若者の憧れとなったタカ&ユージのファッション

『傷だらけの天使』(日本テレビ系:1974~1975年)は日本のバディもののアクションドラマにおいて、偉大なるパイオニアである。探偵社の調査員を演じる萩原健一と水谷豊の掛け合いは、『あぶない刑事』の源流を見出すこともできる。同時にこのドラマは、男性俳優が着用する衣装のブランドに視聴者が憧れた最初の例だと考えられる。

 クレジットの衣装協力として「ビギ」というブランド名が表示された。
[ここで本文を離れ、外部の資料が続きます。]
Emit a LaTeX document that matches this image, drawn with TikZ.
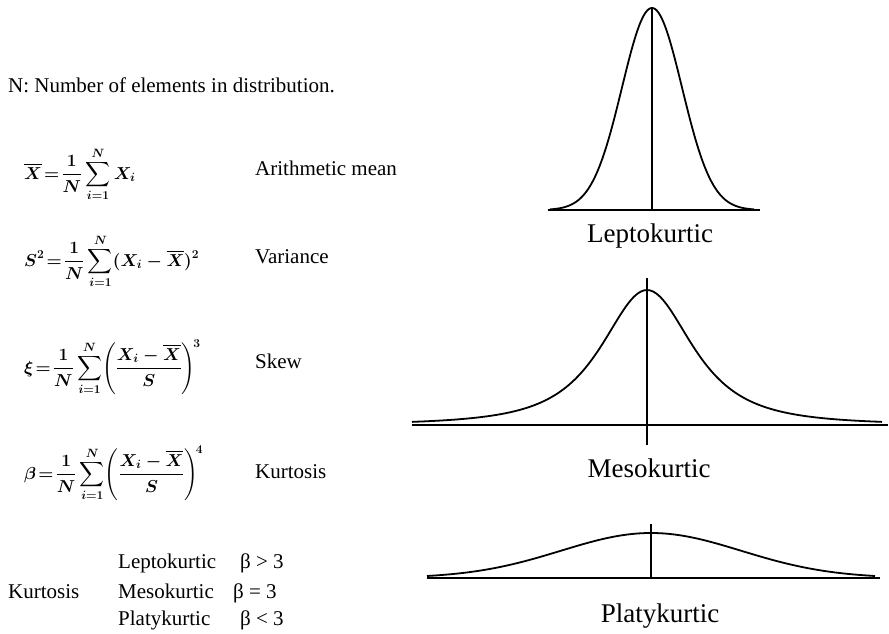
\documentclass[tikz,border=0pt]{standalone}
\usepackage{exscale}
\usepackage{fontspec}
\setmainfont{Liberation Serif}
\usetikzlibrary{positioning}

\begin{document}
\begin{tikzpicture}[x=1pt, y=-1pt,
  txt/.style={anchor=base west, inner sep=0pt, font=\fontsize{21}{25}\selectfont},
  eqn/.style={anchor=base west, inner sep=0pt, font=\fontsize{18}{22}\selectfont\boldmath},
  curvelbl/.style={anchor=base, inner sep=0pt, font=\fontsize{27}{32}\selectfont},
  axis/.style={line width=1.6pt},
  bell/.style={line width=1.8pt, smooth, samples=151}
]
  \useasboundingbox (0,0) rectangle (889,633);

  % header line
  \node[txt] (hdr) at (8,92) {N: Number of elements in distribution.};

  % moments
  \node[eqn] (mean) at (24,179) {$\displaystyle \overline{X}\!=\!\frac{1}{N}\sum_{i=1}^{N}X_i$};
  \node[txt] (meanlbl) at (255,175) {Arithmetic mean};

  \node[eqn] (var) at (24,266) {$\displaystyle S^2\!=\!\frac{1}{N}\sum_{i=1}^{N}(X_i-\overline{X})^2$};
  \node[txt] (varlbl) at (255,263) {Variance};

  \node[eqn] (skew) at (24,373) {$\displaystyle \xi\!=\!\frac{1}{N}\sum_{i=1}^{N}\!\left(\frac{X_i-\overline{X}}{S}\right)^{\!3}$};
  \node[txt] (skewlbl) at (255,368) {Skew};

  \node[eqn] (kurt) at (24,479) {$\displaystyle \beta\!=\!\frac{1}{N}\sum_{i=1}^{N}\!\left(\frac{X_i-\overline{X}}{S}\right)^{\!4}$};
  \node[txt] (kurtlbl) at (255,478) {Kurtosis};

  % kurtosis table
  \node[txt] (ktitle) at (8,598) {Kurtosis};
  \node[txt] (lepto) at (118,568) {Leptokurtic};
  \node[txt] (meso)  at (118,598) {Mesokurtic};
  \node[txt] (platy) at (118,625) {Platykurtic};
  \node[txt] (leptob) at (240,568) {β > 3};
  \node[txt] (mesob)  at (233,598) {β = 3};
  \node[txt] (platyb) at (240,625) {β < 3};

  % Leptokurtic curve
  \coordinate (l-left)  at (548,210);
  \coordinate (l-right) at (760,210);
  \coordinate (l-mid)   at (652,210);
  \coordinate (l-top)   at (652,8);
  \draw[axis] (l-left) -- (l-right);
  \draw[axis] (l-top) -- (l-mid);
  \draw[bell] plot[domain=-102:102] ({652+\x}, {210-202*exp(-(\x/30)*(\x/30)/2)});
  \node[curvelbl] (leptolbl) at (650,242) {Leptokurtic};

  % Mesokurtic curve
  \coordinate (m-left)  at (412,425);
  \coordinate (m-right) at (888,425);
  \coordinate (m-bot)   at (647,445);
  \coordinate (m-top)   at (647,278);
  \draw[axis] (m-left) -- (m-right);
  \draw[axis] (m-top) -- (m-bot);
  \draw[bell] plot[domain=-235:235] ({647+\x}, {425-135/((1+(\x/70)*(\x/70))^1.5)});
  \node[curvelbl] (mesolbl) at (649,477) {Mesokurtic};

  % Platykurtic curve
  \coordinate (p-left)  at (427,578);
  \coordinate (p-right) at (880,578);
  \coordinate (p-mid)   at (651,578);
  \coordinate (p-top)   at (651,524);
  \draw[axis] (p-left) -- (p-right);
  \draw[axis] (p-top) -- (p-mid);
  \draw[bell] plot[domain=-224:224] ({651+\x}, {578-45*exp(-(\x/90)*(\x/90)/2)});
  \node[curvelbl] (platylbl) at (660,622) {Platykurtic};

\end{tikzpicture}
\end{document}
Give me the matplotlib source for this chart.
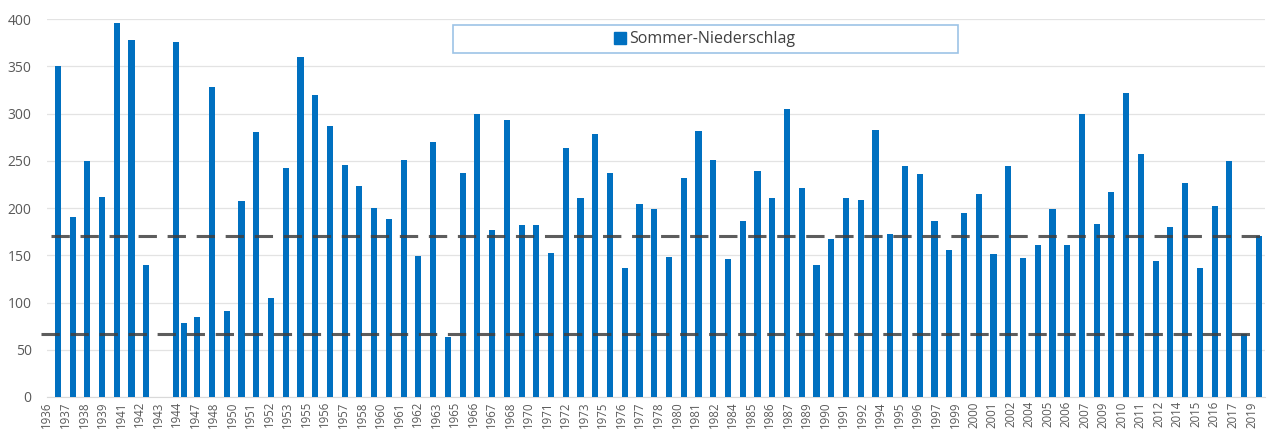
import matplotlib
matplotlib.use("Agg")
import matplotlib.pyplot as plt
from matplotlib.patches import Rectangle
import numpy as np

plt.rcParams['font.family'] = ['Open Sans', 'DejaVu Sans']

# summer precipitation per slot (None = no bar)
values = [350, 190, 250, 212, 396, 378, 140, None, 376, 85, 328, 91, 207, 280,
          105, 242, 360, 320, 287, 246, 223, 200, 188, 251, 149, 270, 64, 237,
          299, 177, 293, 182, 182, 152, 263, 211, 278, 237, 136, 204, 199, 148,
          232, 281, 251, 146, 186, 239, 211, 305, 221, 140, 167, 211, 209, 283,
          173, 245, 236, 186, 156, 195, 215, 151, 244, 147, 161, 199, 161, 300,
          183, 217, 322, 257, 144, 180, 226, 137, 202, 250, 67, 170]
# second 1944 entry squeezed in after slot 8; later slots move half a step
extra_pos = 8.55
extra_val = 78
shift_after = 9

tick_labels = ["1936", "1937", "1938", "1939", "1941", "1942", "1943", "1944",
               "1947", "1948", "1950", "1951", "1952", "1953", "1955", "1956",
               "1957", "1958", "1960", "1961", "1962", "1963", "1965", "1966",
               "1967", "1968", "1970", "1971", "1972", "1973", "1975", "1976",
               "1977", "1978", "1980", "1981", "1982", "1984", "1985", "1986",
               "1987", "1989", "1990", "1991", "1992", "1994", "1995", "1996",
               "1997", "1999", "2000", "2001", "2002", "2004", "2005", "2006",
               "2007", "2009", "2010", "2011", "2012", "2014", "2015", "2016",
               "2017", "2019"]

upper_ref = 170
lower_ref = 67

BLUE = "#0070C0"
GRAY = "#595959"

fig = plt.figure(figsize=(12.69, 4.41), dpi=100)
ax = fig.add_axes([0.037, 0.0998, 0.960, 0.857])

idx = np.arange(len(values))
x = np.where(idx >= shift_after, idx + 0.45, idx)
h = np.array([np.nan if v is None else v for v in values], dtype=float)
ax.bar(x, np.nan_to_num(h), width=0.42, color=BLUE, zorder=3)
ax.bar([extra_pos], [extra_val], width=0.42, color=BLUE, zorder=3)

ax.set_xlim(-0.47, x[-1] + 0.43)
ax.set_ylim(0, 400)

ax.plot([-1.15, x[-1] - 0.5], [lower_ref] * 2, color="#404040", lw=2.2,
        ls=(0, (6, 3.5)), zorder=4, clip_on=False, alpha=0.85)
ax.plot([-0.45, x[-1] + 1], [upper_ref] * 2, color="#404040", lw=2.2,
        ls=(0, (6, 3.5)), zorder=4, clip_on=False, alpha=0.85)

ax.set_yticks(np.arange(0, 401, 50))
ax.yaxis.grid(True, color="#e3e3e3", lw=0.9, zorder=0)
ax.tick_params(axis='y', length=0, labelsize=10, labelcolor=GRAY, pad=11)

ax.set_xticks(np.linspace(-0.74, x[-1] - 0.5, len(tick_labels)))
ax.set_xticklabels(tick_labels, rotation=90, fontsize=8.3, color=GRAY)
ax.tick_params(axis='x', length=0, pad=3)

for s in ["top", "right", "left"]:
    ax.spines[s].set_visible(False)
ax.spines["bottom"].set_color("#d9d9d9")

# legend box
ax.add_patch(Rectangle((0.333, 0.909), 0.415, 0.074, transform=ax.transAxes,
                       fill=False, ec="#9dc3e6", lw=1.2, zorder=5))
h1 = Rectangle((0, 0), 1, 1, color=BLUE)
ax.legend([h1], ["Sommer-Niederschlag"], loc="center",
          bbox_to_anchor=(0.54, 0.946), frameon=False, fontsize=11.5,
          handlelength=0.75, handleheight=0.75, handletextpad=0.2,
          labelcolor="#404040")

fig.savefig("out.png", dpi=100, facecolor="white")
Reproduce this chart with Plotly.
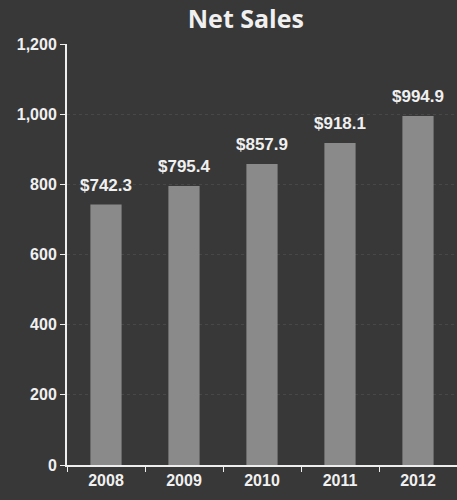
import plotly.graph_objects as go

years = ["2008", "2009", "2010", "2011", "2012"]
net_sales = [742.3, 795.4, 857.9, 918.1, 994.9]
labels = ["$742.3", "$795.4", "$857.9", "$918.1", "$994.9"]
y_ticks = [0, 200, 400, 600, 800, 1000, 1200]
y_tick_text = ["0", "200", "400", "600", "800", "1,000", "1,200"]

bg = "#383838"
fig = go.Figure()
fig.add_trace(go.Bar(
    x=years, y=net_sales, marker=dict(color="#8a8a8a", line=dict(width=0)),
    width=0.4, hoverinfo="skip"))

for i, (y, t) in enumerate(zip(net_sales, labels)):
    fig.add_annotation(x=i, y=y, text="<b>" + t + "</b>", showarrow=False, yanchor="bottom",
                       yshift=8, font=dict(family="Liberation Sans, Arial", size=17, color="#f0f0f0"))

fig.update_layout(
    width=457, height=500,
    margin=dict(l=67, r=0, t=44, b=35),
    paper_bgcolor=bg, plot_bgcolor=bg,
    showlegend=False,
    title=dict(text="<b>Net Sales</b>", x=0.538, xanchor="center", y=0.962, yanchor="middle",
               font=dict(family="Open Sans", size=25, color="#f0f0f0")),
    font=dict(family="Liberation Sans, Arial", color="#f0f0f0"),
)
fig.update_xaxes(
    type="category", range=[-0.5, 4.5], showline=True, linecolor="#eeeeee", linewidth=2,
    ticks="outside", tickson="boundaries", ticklen=5, tickcolor="#eeeeee", tickwidth=1,
    tickfont=dict(family="Liberation Sans, Arial", size=16, color="#f0f0f0"),
    tickprefix="<b>", ticksuffix="</b>",
    showgrid=False, fixedrange=True,
)
fig.update_yaxes(
    range=[0, 1200], tickvals=y_ticks, ticktext=["<b>" + s + "</b>" for s in y_tick_text],
    showline=True, linecolor="#eeeeee", linewidth=2,
    ticks="outside", ticklen=5, tickcolor="#eeeeee", tickwidth=1,
    tickfont=dict(family="Liberation Sans, Arial", size=16, color="#f0f0f0"),
    showgrid=True, gridcolor="#484848", griddash="dot", gridwidth=1,
    zeroline=False, fixedrange=True,
)
fig.write_html("out.html", config={"displayModeBar": False},
               post_script="document.body.style.margin='0';document.body.style.background='#383838';")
萩原健一演じる木暮修は、創業デザイナーの菊池武夫が手掛け、メンズラインが「MEN’S BIGI」として独立する以前の「BIGI」の服を着ていたのである。番組の人気とともに、「BIGI」は多くの若者の憧れの対象となるのだった。

 ただし、そうした現象は以後、テレビ界のスタンダードになっていない。たとえば、『爆走!ドーベルマン刑事』(テレビ朝日系:1980年)で加納(黒沢年男)が着ていた革ジャンが売れた、若者が『噂の刑事トミーとマツ』(TBS系:1979~1981年、1982年)のマツ(松崎しげる)のファッションの真似をした……そんな話は聞いたことがない。

 ところが、『あぶない刑事』では『傷だらけの天使』と同様の現象が起きた。柴田恭兵は「MEN’S TENORAS(メンズティノラス)」(※1)、舘ひろしは「TETE HOMME(テットオム)」と、いわゆる “DCブランド” の衣服を着こなしていた。エンドクレジットにブランドロゴが表示されることで、それが憧れの対象になったのである。その他、サングラス、腕時計、シューズ、ライターやマッチなどの小道具もまた『あぶない刑事』が“あぶない刑事”たる要素だった。(※1 柴田恭兵は『あぶない刑事リターンズ』(1996年)以降、「MASATOMO」の衣服を着用)

 このように、『あぶない刑事』は刑事ドラマとしての新機軸を打ち出し、その特異性は多くの人を惹きつけた。刑事が死なないストーリーライン、生活感を避けた設定、革新的な音楽使用、そしてファッションに至るまで、多岐にわたる要素で既成の枠を超えた。この独自のアプローチは、その後の数々の刑事ドラマにも影響を及ぼしたが、結局『あぶない刑事』を超えるような作品は生まれなかった。

 そして日本の刑事ドラマは『古畑任三郎』(フジテレビ系)、『踊る大捜査線』(フジテレビ系)、『ケイゾク』(TBS系)、『科捜研の女』(テレビ朝日系)、『相棒』(テレビ朝日系)、『アンフェア』(フジテレビ系)、『ハンチョウ~神南署安積班~』(TBS系)、『時効警察』(テレビ朝日系)、『警視庁・捜査一課長』(テレビ朝日系)、『緊急取調室』(テレビ朝日系)など、まったく異なる方向で発展していった。

 だからこそ、「あぶない刑事』は今に至るまで唯一無二の作品として愛され続けているのである。